MT:  And what about new poets we should keep watch as they develop?

HK:  I think Sarah Borodzik has the potential to breakout if she perseveres. Josh Smith is impressive. I wish I were better at remembering names, as there are two more I can picture but not name.

I’ll mention Don Scheller and Dan Sicoli as two poets who I think should be famous. They are neither young nor new.

 

MT:  Do you have any dead-poet role-models?

HK:  Two dead poets are overwhelmingly important to my development. Edna Saint Vincent Millay’s work absolutely took my breath away when I was around puberty. Her work made me consider poetry as a possible form for the kinds of things I wanted to say. I still adore her power and willingness to address uncomfortable subjects. Among my early poetry are a few attempts at Millay’s tortured sentence style of writing. In my old age I still love Millay’s poetry, but I am less enamored of the need to keep looking up her words in the dictionary.

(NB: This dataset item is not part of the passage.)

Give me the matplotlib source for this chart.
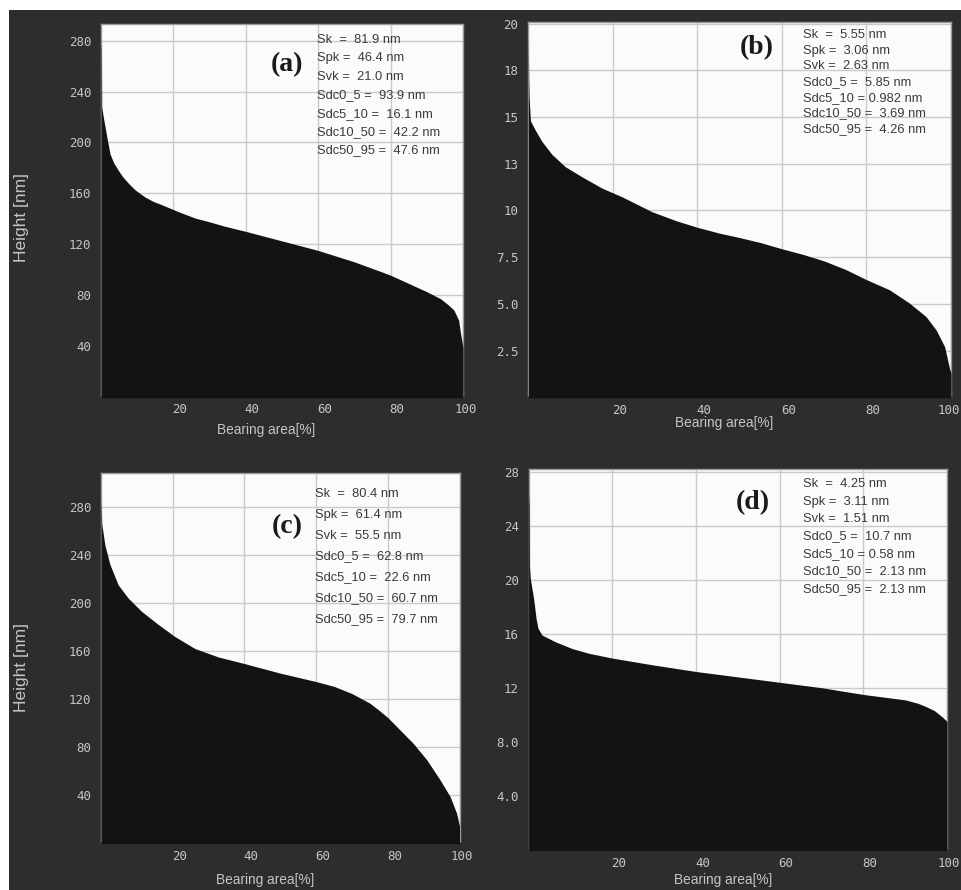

The second and more currently influential dead poet for me is Dorothy Parker. I love her short snappiness. I still try to emulate it with some regularity. You may note that both poets were renowned for dealing with romantic unhappiness. There is a large section of my poetry that deals with that, including the poem above. It’s harder to write bitter romantic poetry now that I am very happily married. It’s part of the movement of life which individual poems defy by capturing a moment and freezing it while the inhabitants of the poem move on from the moment. Those old photos from the 80’s show how black my hair was, but those poems show what I thought and felt, who I was. I have not been that person for three decades, yet a good poem still feels immediate, and renders a vivid image of a used-to-be.

 

 

Mary Turzillo is a professor emeritus of Kent State University.  Her poetry has won the Elgin Award, been nominated for the Pushcart, and has received many more accolades.  Her Nebula winning novellete “Mars Is No Place for Children” and her novel An Old-Fashioned Martian Girl have been selected as recreational reading on the International Space Station.